Records from a collection —
* Start *

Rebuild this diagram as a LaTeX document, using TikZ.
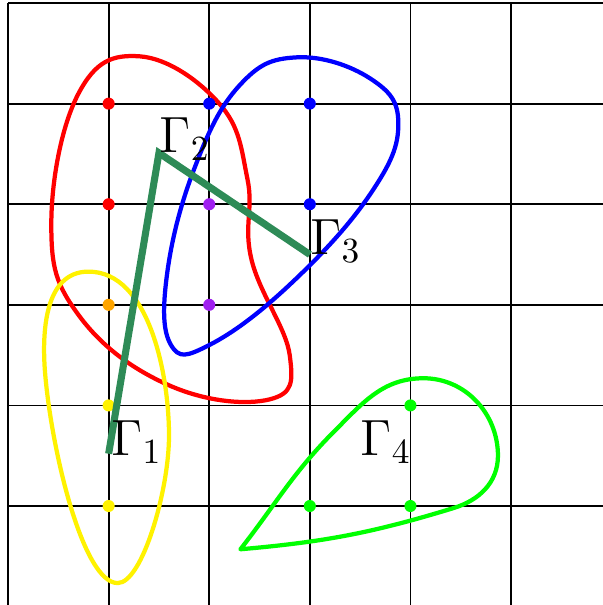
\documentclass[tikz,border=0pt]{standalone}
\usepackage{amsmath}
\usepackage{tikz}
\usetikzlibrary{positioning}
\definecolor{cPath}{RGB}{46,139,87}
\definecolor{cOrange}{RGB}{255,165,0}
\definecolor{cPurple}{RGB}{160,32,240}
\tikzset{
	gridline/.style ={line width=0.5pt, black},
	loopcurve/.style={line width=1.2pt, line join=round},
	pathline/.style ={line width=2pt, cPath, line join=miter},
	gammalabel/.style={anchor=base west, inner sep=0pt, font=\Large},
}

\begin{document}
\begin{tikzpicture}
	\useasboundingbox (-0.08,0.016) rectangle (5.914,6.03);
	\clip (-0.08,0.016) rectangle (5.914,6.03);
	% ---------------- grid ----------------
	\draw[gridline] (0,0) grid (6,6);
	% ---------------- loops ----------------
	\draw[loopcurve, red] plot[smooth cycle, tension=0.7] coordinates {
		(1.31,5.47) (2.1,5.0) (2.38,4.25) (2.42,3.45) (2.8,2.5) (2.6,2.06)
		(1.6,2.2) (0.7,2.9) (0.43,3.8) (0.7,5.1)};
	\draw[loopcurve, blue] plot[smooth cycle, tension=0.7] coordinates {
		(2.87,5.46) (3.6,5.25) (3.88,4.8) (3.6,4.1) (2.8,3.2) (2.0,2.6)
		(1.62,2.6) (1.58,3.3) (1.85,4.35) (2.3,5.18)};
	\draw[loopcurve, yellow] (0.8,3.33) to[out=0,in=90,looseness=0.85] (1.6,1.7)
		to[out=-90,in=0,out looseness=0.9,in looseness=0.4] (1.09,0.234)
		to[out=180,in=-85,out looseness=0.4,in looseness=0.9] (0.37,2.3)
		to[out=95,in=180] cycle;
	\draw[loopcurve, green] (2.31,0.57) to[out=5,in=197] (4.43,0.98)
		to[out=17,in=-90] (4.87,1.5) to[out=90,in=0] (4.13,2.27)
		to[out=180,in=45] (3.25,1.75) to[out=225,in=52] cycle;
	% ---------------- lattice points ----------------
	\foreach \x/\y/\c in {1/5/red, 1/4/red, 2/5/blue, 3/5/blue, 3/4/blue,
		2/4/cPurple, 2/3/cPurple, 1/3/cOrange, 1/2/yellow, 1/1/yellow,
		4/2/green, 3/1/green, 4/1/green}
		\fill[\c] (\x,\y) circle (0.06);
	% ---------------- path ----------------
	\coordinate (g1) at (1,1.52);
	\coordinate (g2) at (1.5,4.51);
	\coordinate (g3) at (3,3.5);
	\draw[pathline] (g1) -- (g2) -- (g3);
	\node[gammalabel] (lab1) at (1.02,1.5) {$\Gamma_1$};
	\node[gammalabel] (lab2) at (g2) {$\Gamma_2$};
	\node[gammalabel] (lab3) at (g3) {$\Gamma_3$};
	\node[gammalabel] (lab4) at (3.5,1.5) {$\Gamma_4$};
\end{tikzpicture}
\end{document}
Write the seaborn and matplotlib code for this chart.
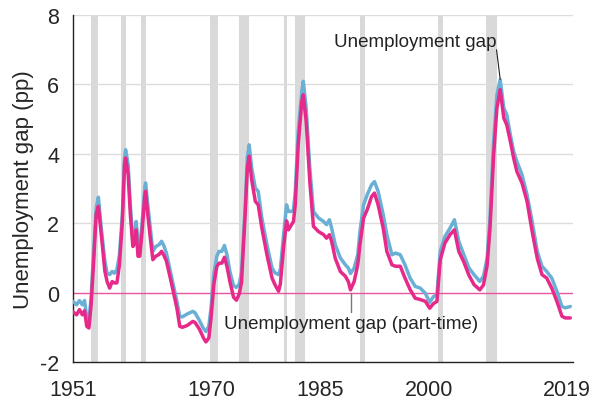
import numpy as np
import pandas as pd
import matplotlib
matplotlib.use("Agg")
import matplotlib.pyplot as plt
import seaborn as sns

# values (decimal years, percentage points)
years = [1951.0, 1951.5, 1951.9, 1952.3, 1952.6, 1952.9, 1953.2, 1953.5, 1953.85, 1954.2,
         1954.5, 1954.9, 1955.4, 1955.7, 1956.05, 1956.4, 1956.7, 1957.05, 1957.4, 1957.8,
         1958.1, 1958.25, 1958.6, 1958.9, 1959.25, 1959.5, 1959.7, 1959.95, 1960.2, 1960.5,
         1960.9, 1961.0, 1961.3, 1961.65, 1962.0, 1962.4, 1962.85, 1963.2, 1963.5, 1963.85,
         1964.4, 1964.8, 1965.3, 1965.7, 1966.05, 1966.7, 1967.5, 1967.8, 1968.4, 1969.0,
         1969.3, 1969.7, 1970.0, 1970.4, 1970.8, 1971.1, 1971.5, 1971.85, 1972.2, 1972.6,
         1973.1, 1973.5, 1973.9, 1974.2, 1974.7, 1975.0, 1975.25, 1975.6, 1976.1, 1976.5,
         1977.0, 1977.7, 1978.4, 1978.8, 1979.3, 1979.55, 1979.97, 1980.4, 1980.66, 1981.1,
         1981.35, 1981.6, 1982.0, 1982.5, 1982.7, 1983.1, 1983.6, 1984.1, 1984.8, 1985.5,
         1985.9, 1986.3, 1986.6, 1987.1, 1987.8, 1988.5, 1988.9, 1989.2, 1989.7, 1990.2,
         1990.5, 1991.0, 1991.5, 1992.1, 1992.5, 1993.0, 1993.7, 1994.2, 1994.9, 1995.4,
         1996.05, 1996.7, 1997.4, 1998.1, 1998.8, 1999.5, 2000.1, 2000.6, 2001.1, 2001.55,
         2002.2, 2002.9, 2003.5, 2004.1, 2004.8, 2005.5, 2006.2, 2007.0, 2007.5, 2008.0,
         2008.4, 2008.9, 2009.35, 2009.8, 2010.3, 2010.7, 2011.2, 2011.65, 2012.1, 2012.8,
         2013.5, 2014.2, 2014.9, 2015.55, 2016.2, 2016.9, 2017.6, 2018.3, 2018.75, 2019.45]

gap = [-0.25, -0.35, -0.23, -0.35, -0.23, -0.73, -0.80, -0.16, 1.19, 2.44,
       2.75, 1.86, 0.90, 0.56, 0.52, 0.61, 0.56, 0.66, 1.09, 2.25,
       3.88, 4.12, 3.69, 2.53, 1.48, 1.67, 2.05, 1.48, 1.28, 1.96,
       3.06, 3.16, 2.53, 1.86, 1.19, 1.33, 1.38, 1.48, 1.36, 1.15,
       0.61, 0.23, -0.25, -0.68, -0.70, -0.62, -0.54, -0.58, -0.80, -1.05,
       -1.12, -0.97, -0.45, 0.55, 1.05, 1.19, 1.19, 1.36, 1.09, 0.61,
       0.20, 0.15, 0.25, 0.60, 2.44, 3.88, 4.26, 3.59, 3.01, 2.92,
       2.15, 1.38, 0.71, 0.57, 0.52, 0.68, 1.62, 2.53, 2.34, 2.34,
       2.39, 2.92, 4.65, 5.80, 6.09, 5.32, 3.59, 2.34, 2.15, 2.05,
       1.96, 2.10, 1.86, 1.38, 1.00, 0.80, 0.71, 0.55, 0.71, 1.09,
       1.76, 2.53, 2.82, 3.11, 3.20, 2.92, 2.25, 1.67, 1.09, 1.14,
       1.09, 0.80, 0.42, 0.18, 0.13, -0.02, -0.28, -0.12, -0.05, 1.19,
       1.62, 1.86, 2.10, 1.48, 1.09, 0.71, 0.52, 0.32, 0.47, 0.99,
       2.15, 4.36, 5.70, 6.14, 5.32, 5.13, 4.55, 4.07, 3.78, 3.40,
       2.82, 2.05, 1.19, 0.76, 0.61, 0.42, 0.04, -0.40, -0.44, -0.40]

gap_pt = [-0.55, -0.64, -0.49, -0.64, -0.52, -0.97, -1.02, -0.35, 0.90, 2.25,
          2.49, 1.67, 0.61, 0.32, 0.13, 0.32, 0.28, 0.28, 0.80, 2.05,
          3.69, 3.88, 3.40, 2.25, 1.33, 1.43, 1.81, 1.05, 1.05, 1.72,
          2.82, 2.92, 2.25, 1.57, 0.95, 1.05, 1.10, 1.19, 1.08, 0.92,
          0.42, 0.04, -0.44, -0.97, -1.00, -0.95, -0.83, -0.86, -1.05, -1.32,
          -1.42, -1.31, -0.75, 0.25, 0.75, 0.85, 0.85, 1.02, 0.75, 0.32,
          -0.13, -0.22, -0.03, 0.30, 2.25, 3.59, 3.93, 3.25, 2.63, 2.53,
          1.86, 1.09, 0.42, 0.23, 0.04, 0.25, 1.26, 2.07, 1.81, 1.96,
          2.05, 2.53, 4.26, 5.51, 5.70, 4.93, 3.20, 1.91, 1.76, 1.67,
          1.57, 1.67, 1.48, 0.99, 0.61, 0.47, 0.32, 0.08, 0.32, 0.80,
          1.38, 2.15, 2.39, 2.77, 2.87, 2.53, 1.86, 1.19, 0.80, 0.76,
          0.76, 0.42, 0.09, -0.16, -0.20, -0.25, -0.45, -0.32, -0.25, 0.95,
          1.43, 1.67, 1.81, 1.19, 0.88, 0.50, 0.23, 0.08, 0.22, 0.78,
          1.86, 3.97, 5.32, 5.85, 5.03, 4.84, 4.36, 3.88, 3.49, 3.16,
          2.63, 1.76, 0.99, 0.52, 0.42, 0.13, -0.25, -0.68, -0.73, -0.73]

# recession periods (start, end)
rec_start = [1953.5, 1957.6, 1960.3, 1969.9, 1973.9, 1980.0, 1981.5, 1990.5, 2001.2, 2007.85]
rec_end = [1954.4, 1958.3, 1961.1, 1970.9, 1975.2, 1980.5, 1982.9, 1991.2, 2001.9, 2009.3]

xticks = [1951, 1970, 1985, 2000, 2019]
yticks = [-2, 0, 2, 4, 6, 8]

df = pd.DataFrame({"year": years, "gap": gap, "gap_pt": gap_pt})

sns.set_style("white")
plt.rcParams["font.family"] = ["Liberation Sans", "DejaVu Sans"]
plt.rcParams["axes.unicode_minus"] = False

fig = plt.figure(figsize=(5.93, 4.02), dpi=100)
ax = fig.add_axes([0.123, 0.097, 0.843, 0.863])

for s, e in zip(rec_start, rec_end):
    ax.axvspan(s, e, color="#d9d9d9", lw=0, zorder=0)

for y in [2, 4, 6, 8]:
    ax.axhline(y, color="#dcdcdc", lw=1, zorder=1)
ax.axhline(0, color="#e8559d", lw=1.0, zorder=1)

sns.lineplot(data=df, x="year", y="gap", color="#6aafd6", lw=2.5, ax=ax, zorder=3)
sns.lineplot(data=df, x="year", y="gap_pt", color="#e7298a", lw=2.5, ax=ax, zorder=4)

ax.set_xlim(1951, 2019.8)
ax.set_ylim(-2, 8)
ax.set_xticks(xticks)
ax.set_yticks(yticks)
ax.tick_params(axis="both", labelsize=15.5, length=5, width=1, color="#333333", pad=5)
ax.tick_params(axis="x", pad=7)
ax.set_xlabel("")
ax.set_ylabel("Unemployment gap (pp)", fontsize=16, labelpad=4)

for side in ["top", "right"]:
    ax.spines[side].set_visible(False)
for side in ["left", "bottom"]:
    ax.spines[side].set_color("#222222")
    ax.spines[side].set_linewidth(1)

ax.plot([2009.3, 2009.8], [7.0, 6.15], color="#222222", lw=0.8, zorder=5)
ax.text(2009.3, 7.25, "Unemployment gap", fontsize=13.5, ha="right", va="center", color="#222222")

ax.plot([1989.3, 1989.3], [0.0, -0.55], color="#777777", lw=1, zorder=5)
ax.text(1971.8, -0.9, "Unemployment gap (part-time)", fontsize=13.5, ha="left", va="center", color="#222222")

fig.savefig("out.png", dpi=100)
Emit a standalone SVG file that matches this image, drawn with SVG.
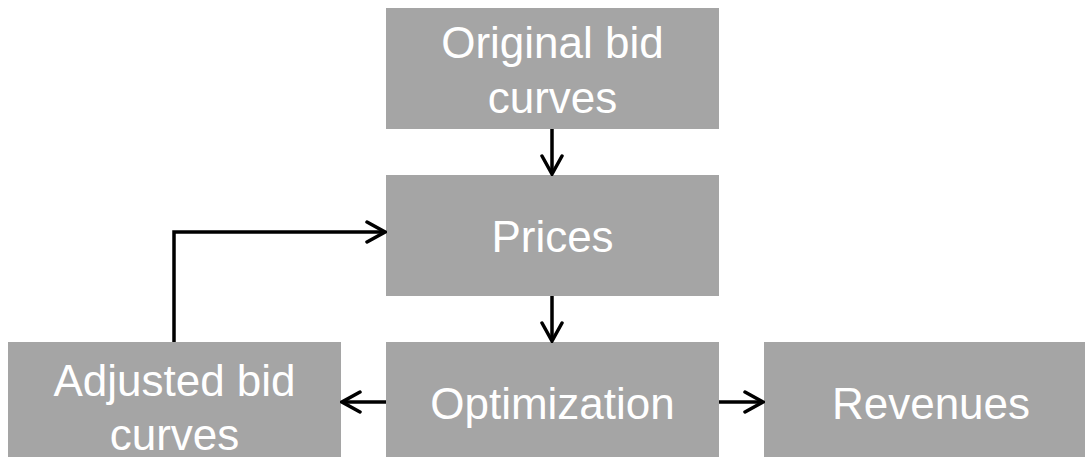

* End *

The request — Do not copy any pictures. Retype exactly the stretch from the line with "Write the seaborn" through the line with "import seaborn as sns".

Written solution —
Write the seaborn and matplotlib code for this chart.
import numpy as np
import pandas as pd
import matplotlib
matplotlib.use("Agg")
import matplotlib.pyplot as plt
import seaborn as sns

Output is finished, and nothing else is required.